As for the blades, opt for matched blades. They are easier to learn because the blades run parallel. Even most feathered blades have a plush button in the middle of the shaft. Just rotate it until the blades are parallel, and there you have it, a matched blade from a feathered blade.  


A Life Vest

Accidents can happen, especially when one is just starting to get familiar with the sport. Make sure to get a life vest that fits neither too tight nor too loose, primarily because if you were to fall off the kayak, you might need to be able to do some light acrobatics to get back on. 


A Bilge Pump or Bailer

This is for quickly bailing water out of the kayak. You can’t skip this one. 


Sunscreen, Yes, Sunscreen

This might not be as crucial as a bilge pump. But, most spots where kayaking takes place in Peru are above 9000 feet (3000 meters) above sea level. There, the sun feels less amiable. In fact, depending on where you are, UV rays can intensify up to 10%. Add to that the proximity to the equator, and you have the perfect recipe for sunburn.
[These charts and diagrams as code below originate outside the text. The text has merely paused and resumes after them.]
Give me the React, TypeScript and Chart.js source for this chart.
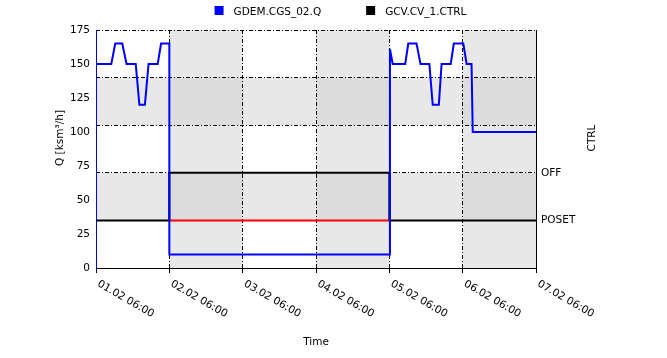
import React, { useEffect, useRef } from 'react';
import { Chart, registerables } from 'chart.js';

Chart.register(...registerables);

// ---------- data ----------
const tickLabels = ['01.02 06:00', '02.02 06:00', '03.02 06:00', '04.02 06:00', '05.02 06:00', '06.02 06:00', '07.02 06:00'];
const hoursPerTick = 24;
const timeMax = 144;

const qName = 'GDEM.CGS_02.Q';
const qHours = [0, 5, 6.3, 8.6, 10, 13, 14.2, 16, 17.2, 20.2, 21.3, 24, 24, 96, 96.2, 97.1, 101.2, 102.2, 104.9, 106.2, 109.1, 110.2, 112.2, 113.1, 116.1, 117.1, 120.2, 121.3, 122.9, 123.3, 144];
const qValues = [150, 150, 165, 165, 150, 150, 120, 120, 150, 150, 165, 165, 10, 10, 161, 150, 150, 165, 165, 150, 150, 120, 120, 150, 150, 165, 165, 150, 150, 100, 100];
const qMax = 175;
const qStep = 25;

const ctrlName = 'GCV.CV_1.CTRL';
const ctrlHours = [0, 24, 24, 96, 96, 144];
const ctrlValues = [35, 35, 70, 70, 35, 35];
const ctrlActiveHours = [24, 96];
const ctrlActiveValues = [35, 35];
const ctrlLevels = [0, 35, 70, 105, 140, 175];
const ctrlLevelLabels = ['', 'POSET', 'OFF', '', '', ''];

const shadedColStart = [24, 72, 120];
const shadedColEnd = [48, 96, 144];
const shadedRowStart = [35, 105];
const shadedRowEnd = [70, 140];

const legendNames = [qName, ctrlName];

// ---------- styles ----------
const FONT = '"DejaVu Sans", sans-serif';
const FS = 10.5;
const DASH = [4, 2, 1, 2];
const LIGHT = '#e8e8e8';
const DARK = '#dcdcdc';

const decor = {
  id: 'decor',
  beforeDraw(chart: any) {
    const { ctx, chartArea: a, scales } = chart;
    const x = scales.x;
    const y1 = scales.y1;
    ctx.save();
    ctx.fillStyle = LIGHT;
    shadedColStart.forEach((s, i) => {
      const l = x.getPixelForValue(s);
      const r = x.getPixelForValue(shadedColEnd[i]);
      ctx.fillRect(l, a.top, r - l, a.bottom - a.top);
    });
    shadedRowStart.forEach((s, j) => {
      const t = y1.getPixelForValue(shadedRowEnd[j]);
      const b = y1.getPixelForValue(s);
      ctx.fillRect(a.left, t, a.right - a.left, b - t);
    });
    ctx.fillStyle = DARK;
    shadedColStart.forEach((s, i) => {
      const l = x.getPixelForValue(s);
      const r = x.getPixelForValue(shadedColEnd[i]);
      shadedRowStart.forEach((rs, j) => {
        const t = y1.getPixelForValue(shadedRowEnd[j]);
        const b = y1.getPixelForValue(rs);
        ctx.fillRect(l, t, r - l, b - t);
      });
    });
    ctx.restore();
  },
  afterDraw(chart: any) {
    const { ctx, chartArea: a, scales } = chart;
    const x = scales.x;
    ctx.save();
    ctx.fillStyle = '#000';
    ctx.font = `${FS}px ${FONT}`;
    // rotated x tick labels
    const ang = (30 * Math.PI) / 180;
    x.ticks.forEach((t: any, i: number) => {
      const px = x.getPixelForValue(t.value);
      ctx.save();
      ctx.translate(px + 0.7, a.bottom + 17.6);
      ctx.rotate(ang);
      ctx.textAlign = 'left';
      ctx.textBaseline = 'alphabetic';
      ctx.fillText(tickLabels[i] ?? '', 0, 0);
      ctx.restore();
    });
    // axis titles
    const cy = (a.top + a.bottom) / 2 - 11;
    const drawV = (text: string, cx: number) => {
      ctx.save();
      ctx.translate(cx, cy);
      ctx.rotate(-Math.PI / 2);
      ctx.textAlign = 'center';
      ctx.textBaseline = 'middle';
      ctx.fillText(text, 0, 0);
      ctx.restore();
    };
    drawV('Q [ksm³/h]', a.left - 36);
    drawV('CTRL', a.right + 56);
    // legend
    const items = legendNames.map((n) => {
      const ds = chart.data.datasets.find((d: any) => d.label === n);
      return { text: n, color: ds ? ds.borderColor : '#000', w: ctx.measureText(n).width };
    });
    const gapBox = 19;
    const gapItem = 45;
    const total = items.reduce((s, it) => s + gapBox + it.w, 0) + gapItem * (items.length - 1);
    let cx = chart.width / 2 - total / 2 + 7;
    ctx.textAlign = 'left';
    ctx.textBaseline = 'alphabetic';
    items.forEach((it) => {
      ctx.fillStyle = it.color;
      ctx.fillRect(cx, 6, 9, 9);
      ctx.fillStyle = '#000';
      ctx.fillText(it.text, cx + gapBox, 15);
      cx += gapBox + it.w + gapItem;
    });
    ctx.restore();
  },
};

export default function App() {
  const ref = useRef<HTMLCanvasElement>(null);
  useEffect(() => {
    const chart = new Chart(ref.current as HTMLCanvasElement, {
      type: 'line',
      data: {
        datasets: [
          {
            label: qName,
            data: qHours.map((h, i) => ({ x: h, y: qValues[i] })),
            borderColor: '#0000ff',
            backgroundColor: '#0000ff',
            borderWidth: 2,
            pointRadius: 0,
            tension: 0,
            yAxisID: 'y',
          },
          {
            label: 'CTRL active',
            data: ctrlActiveHours.map((h, i) => ({ x: h, y: ctrlActiveValues[i] })),
            borderColor: '#ff0000',
            backgroundColor: '#ff0000',
            borderWidth: 2,
            pointRadius: 0,
            tension: 0,
            yAxisID: 'y1',
          },
          {
            label: ctrlName,
            data: ctrlHours.map((h, i) => ({ x: h, y: ctrlValues[i] })),
            borderColor: '#000000',
            backgroundColor: '#000000',
            borderWidth: 2,
            pointRadius: 0,
            tension: 0,
            yAxisID: 'y1',
          },
        ],
      },
      options: {
        animation: false,
        responsive: false,
        events: [],
        layout: { padding: { top: 30, left: 0, right: 0, bottom: 0 } },
        plugins: {
          legend: { display: false },
          title: { display: false },
          tooltip: { enabled: false },
        },
        scales: {
          x: {
            type: 'linear',
            min: 0,
            max: timeMax,
            ticks: { stepSize: hoursPerTick, display: false },
            grid: {
              color: (c: any) => (c.index === 0 ? 'rgba(0,0,0,0)' : '#000'),
              lineWidth: 1,
              drawTicks: true,
              tickLength: 5,
              tickColor: '#000',
            },
            border: { color: '#000', width: 1, dash: DASH },
            title: {
              display: true,
              text: 'Time',
              color: '#000',
              font: { family: FONT, size: FS },
              padding: { top: 0, bottom: 9 },
            },
            afterFit: (s: any) => {
              s.height = 90;
            },
          },
          y: {
            type: 'linear',
            position: 'left',
            min: 0,
            max: qMax,
            ticks: { stepSize: qStep, color: '#000', font: { family: FONT, size: FS }, padding: 6 },
            grid: { display: false, drawTicks: false, drawOnChartArea: false },
            border: { color: '#0000ff', width: 1 },
            afterFit: (s: any) => {
              s.width = 96;
            },
          },
          y1: {
            type: 'linear',
            position: 'right',
            min: ctrlLevels[0],
            max: ctrlLevels[ctrlLevels.length - 1],
            afterBuildTicks: (s: any) => {
              s.ticks = ctrlLevels.map((v) => ({ value: v }));
            },
            ticks: {
              color: '#000',
              font: { family: FONT, size: FS },
              padding: 5,
              autoSkip: false,
              callback: (v: any) => {
                const i = ctrlLevels.indexOf(Number(v));
                return i >= 0 ? ctrlLevelLabels[i] : '';
              },
            },
            grid: { color: '#000', lineWidth: 1, drawTicks: false, drawOnChartArea: true },
            border: { color: '#000', width: 1, dash: DASH },
            afterFit: (s: any) => {
              s.width = 131;
            },
          },
        },
      } as any,
      plugins: [decor],
    });
    return () => chart.destroy();
  }, []);
  return (
    <div style={{ position: 'fixed', left: 0, top: 0, width: 667, height: 358, background: '#fff' }}>
      <canvas ref={ref} width={667} height={358} style={{ display: 'block', width: 667, height: 358 }} />
    </div>
  );
}
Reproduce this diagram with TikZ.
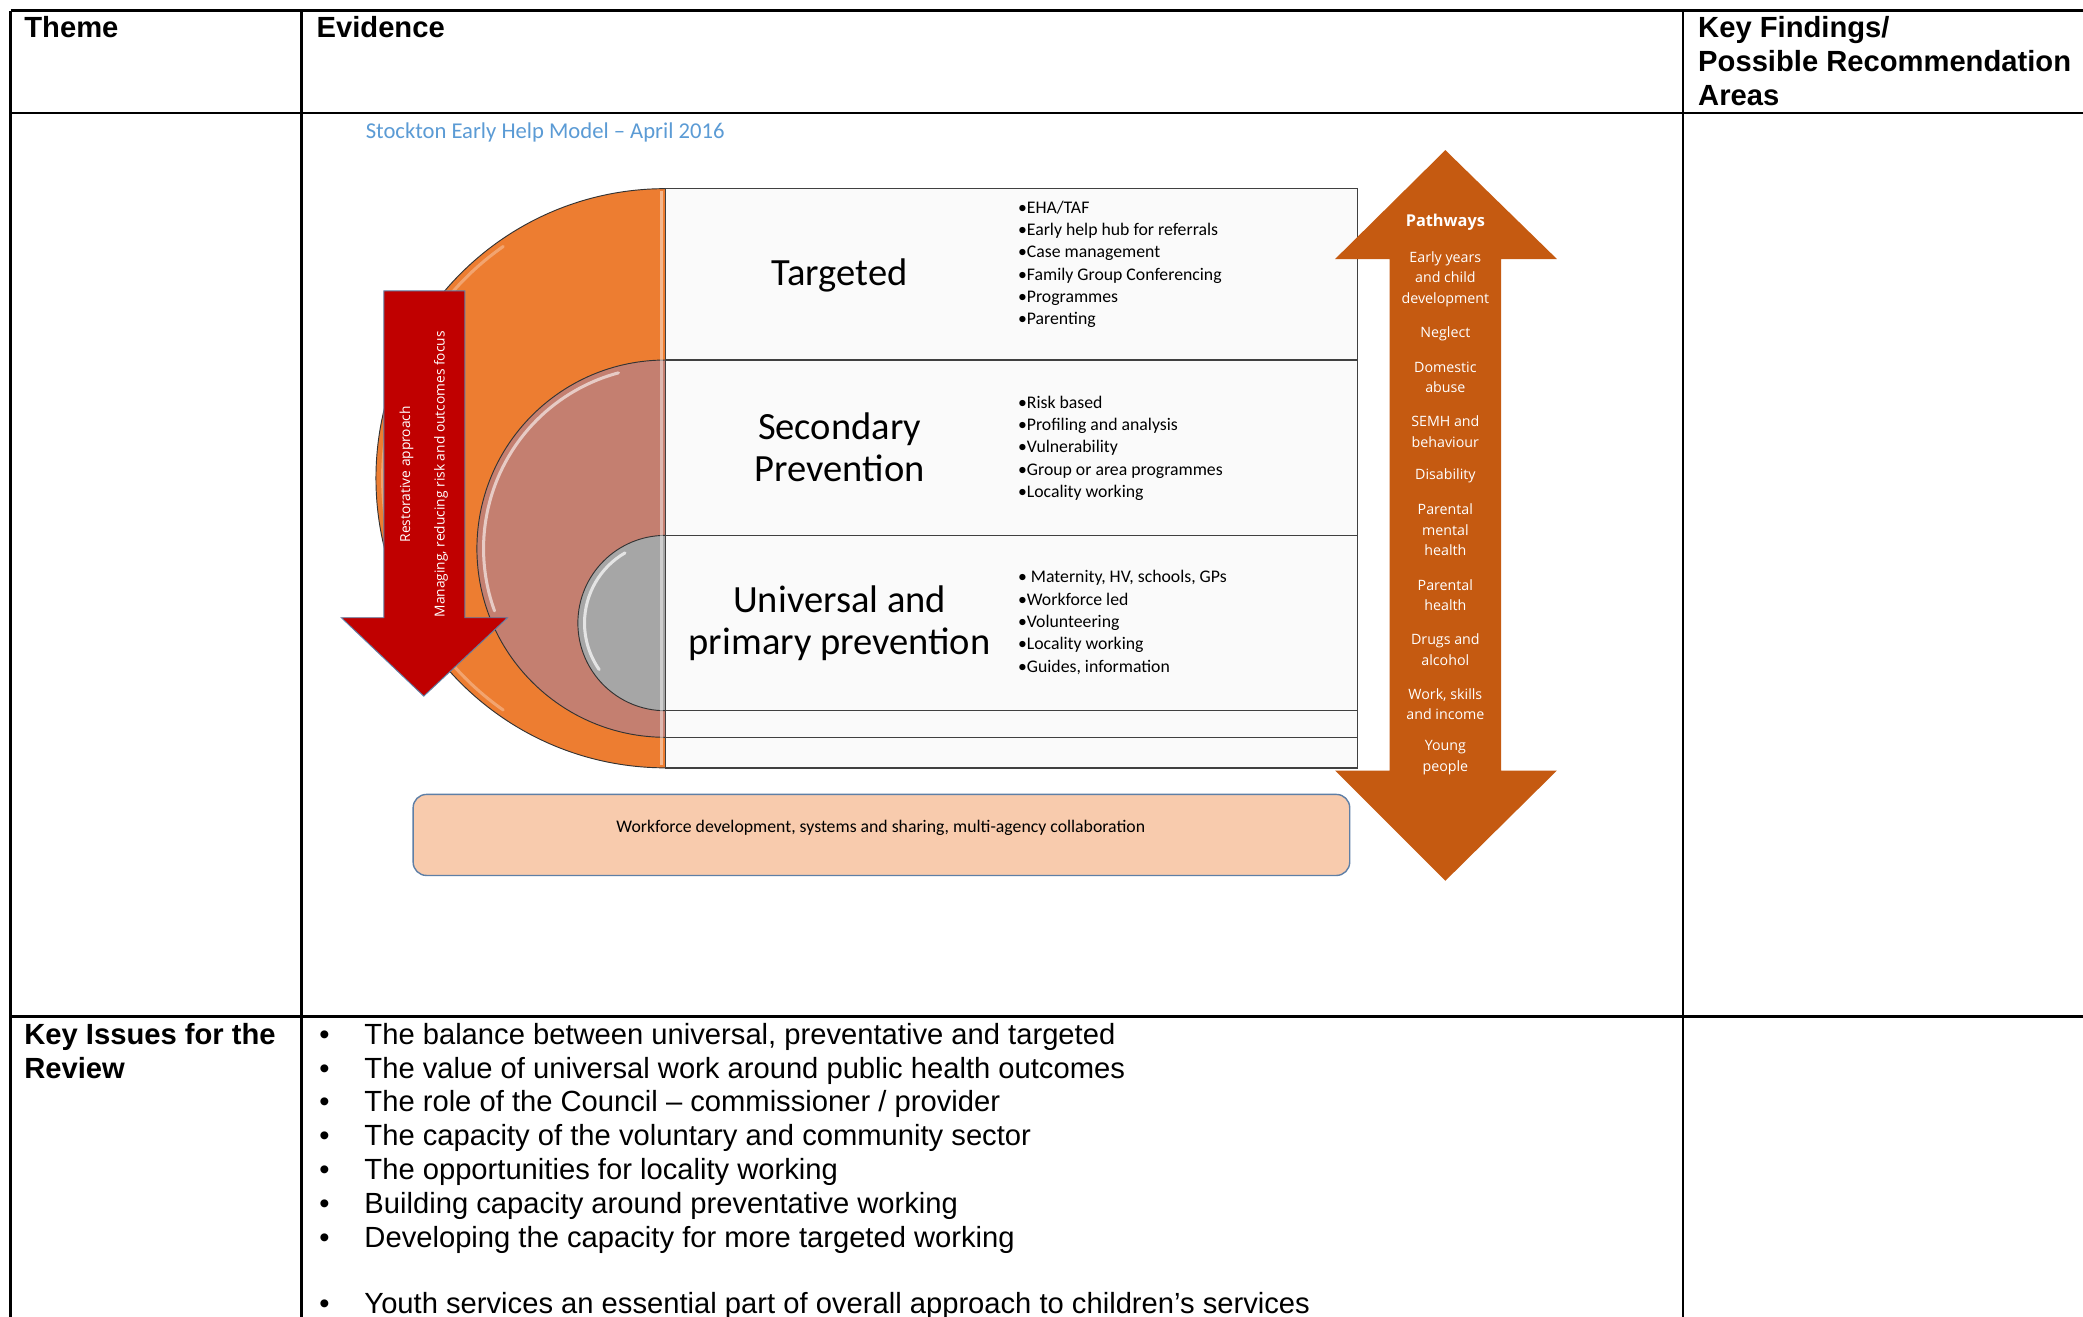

If you’re resolving on taking a long day contemplating the sweeping vistas of the Cordillera, definitely pack a nice sunscreen of at least 30 SPF.

The Easiest Way To Get On a Kayak: From The Shore


Getting on a kayak from a dock is way too complicated for a first-timer. So if you don’t have a more seasoned helper around, grab your paddle and your kayak and head towards the lakeside. Once on the shore, hopping onto the kayak is way more intuitive. But here are some tips so you won’t get stuck:


  1. If it’s a rocky shore, go to shallow waters to avoid scratching your hull.
  2. “Park” your kayak parallel to the shoreline. You can place the paddle perpendicular to the boat, behind the seat, with one blade on the shore and half of the shaft over the kayak to stabilize yourself and to have both of your hands available.
  3. Smoothly move onto the seat. Balance is key. 
  4. Use your paddle to push yourself away from the shore.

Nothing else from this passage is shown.